Indissociable du monde de l’aviation d’entraînement grâce à ses monoturbopropulseurs, la firme suisse Pilatus a connu un démarrage pour le moins laborieux. Après avoir tenté de lancer sur le marché deux avions n’ayant pas dépassé le stade de prototype pour le premier et la planche à dessins pour le second, respectivement le SB-2 Pélican de transport léger et le P-1 d’entraînement, le succès est enfin venu, de manière limité mais réel, avec un petit monomoteur d’entraînement et de voltige, le P-2.

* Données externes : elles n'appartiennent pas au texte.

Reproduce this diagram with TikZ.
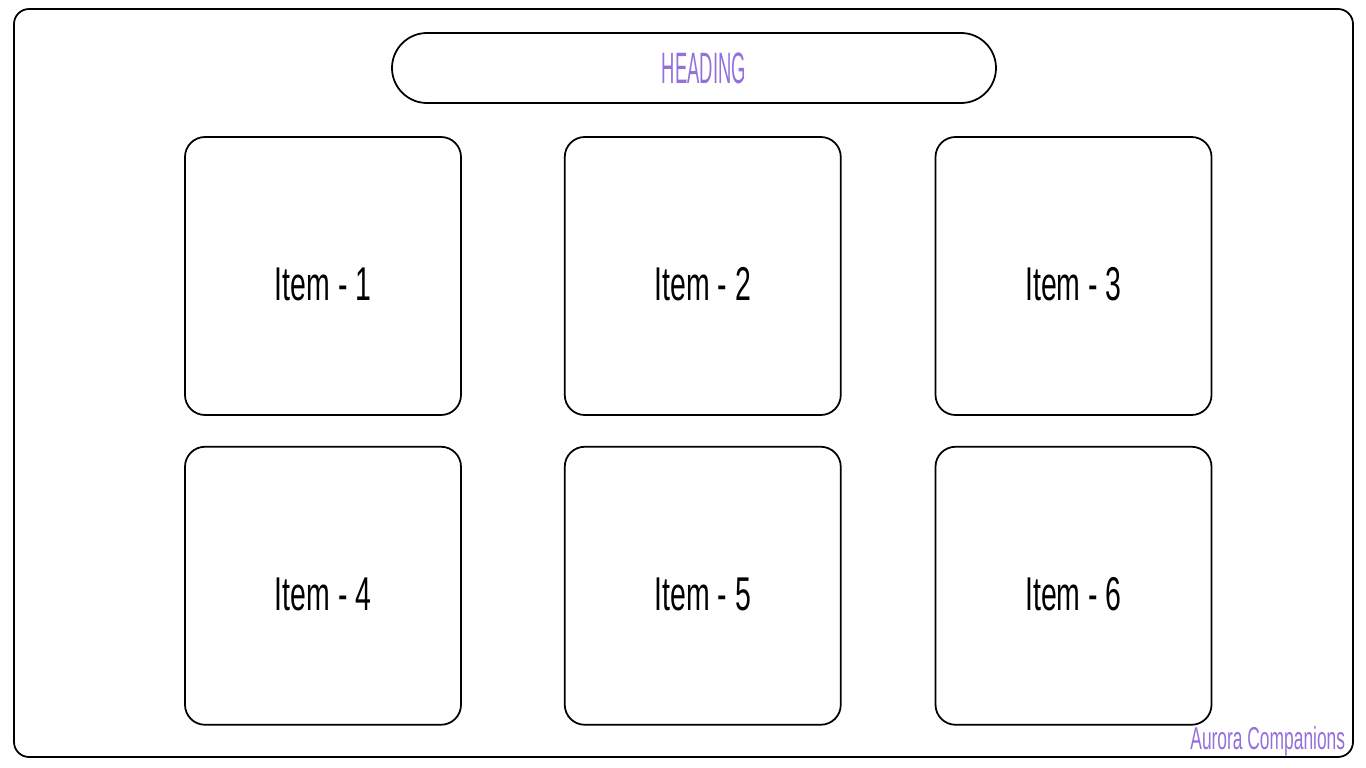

En fait, lorsque Pilatus commence à travailler sur cet avion l’Europe se déchire pleinement, c’est alors la Seconde Guerre mondiale. De par sa neutralité officielle, la confédération helvétique ne peut théoriquement pas acheter d’avions militaires aux Allemands, pas plus qu’aux Britanniques ou aux Américains. Du coup, les ingénieurs suisses se sont largement inspirés d’un avion allemand d’entraînement, un Arado Ar 96 avec lequel un pilote instructeur avait décidé de faire défection, et était donc venu poser son appareil en Suisse. Ni le pilote ni la machine n’ont revu l’Allemagne nazie. Une fois démonté, et décortiqué, il a livré pleinement ses secrets aux ingénieurs et designers de Pilatus.
Un premier prototype fut assemblé à la fin de l’année 1944. Désigné P-2 cet avion se présentait sous la forme d’un monomoteur monoplan à aile basse cantilever, de construction mixte en métal et bois. Doté d’un cockpit biplace en tandem et disposant d’une verrière de grande taille, l’avion présentait une ressemblance forte avec l’Ar 96. Il est à noter que certaines pièces de l’avion provenaient d’un Messerschmitt Bf-109 militaire suisse, notamment le train d’atterrissage et une partie du système hydraulique. Sa motorisation faisait appel à un Argus en ligne de 350 chevaux entraînant une hélice bipale en métal. Le premier vol de l’avion intervint le 27 avril 1945.
Rapidement l’avion fut sélectionné par les Troupes d’Aviation Suisses. Cependant, elles demandèrent à l’avionneur d’envisager une propulsion alternative. Deux autres prototypes furent donc construits, l’un pour recevoir un moteur français Hispano-Suiza et le second pour recevoir un Argus légèrement plus puissant que celui du premier vol. C’est finalement ce troisième moteur qui fut choisi par les autorités. Une première commande fut passée pour 26 avions d’entraînement basique non armés. Quelques semaines plus tard une seconde commande fut passée pour autant de machines, mais légèrement armées cette fois-ci.
Ceux-ci avaient en effet la capacité d’emporter une mitrailleuse de calibre 7.7 mm sous chaque aile dans un pod spécialement adapté, ainsi que des bombes légères d’entraînement à concurrence de 150 kilos, ou encore deux roquettes à haute vélocité HVAR, les mêmes que celles emportées durant la guerre par les Hawker Typhoon de la Royal Air Force. Malgré tout cet armement restait uniquement destiné à l’entraînement au tir et nullement pour des missions offensives.
Les premiers exemplaires de série entrèrent en service à la fin de l’année 1946. Les livraisons furent très rapides puisque deux ans plus tard l’intégralité des Pilatus P-2 servaient au sein des Troupes d’Aviation. A l’usage, l’avion démontra de bonnes qualités de voltige aérienne. Si bien qu’il fut rapidement présenté en meeting par les équipes de l’aviation helvète. Néanmoins, il se heurta très vite à la concurrence des avions américains et britanniques, mieux implantés que lui sur le marché et qui raflaient la majorité des marchés. D’autant que les Français étaient eux aussi de retour, ne facilitant là pas non plus les choses pour Pilatus.
Finalement le P-2 demeura le principal avion d’entraînement basique en Suisse jusqu’en 1962, laissant peu à peu la place au Pilatus P-3. Cependant près de la moitié des appareils encore en état de vol furent utilisés pour des missions d’entraînement annexes, notamment pour les réservistes, nombreux dans le pays, jusqu’en 1981.
Jamais exporté, construit au total à 55 exemplaires, les trois prototypes compris, le Pilatus P-2 connut une seconde carrière dans le monde des avions de collection. En effet début 2013, une grosse vingtaine de ces avions étaient encore en état de vol un peu partout dans le monde, principalement aux Etats-Unis et en Europe.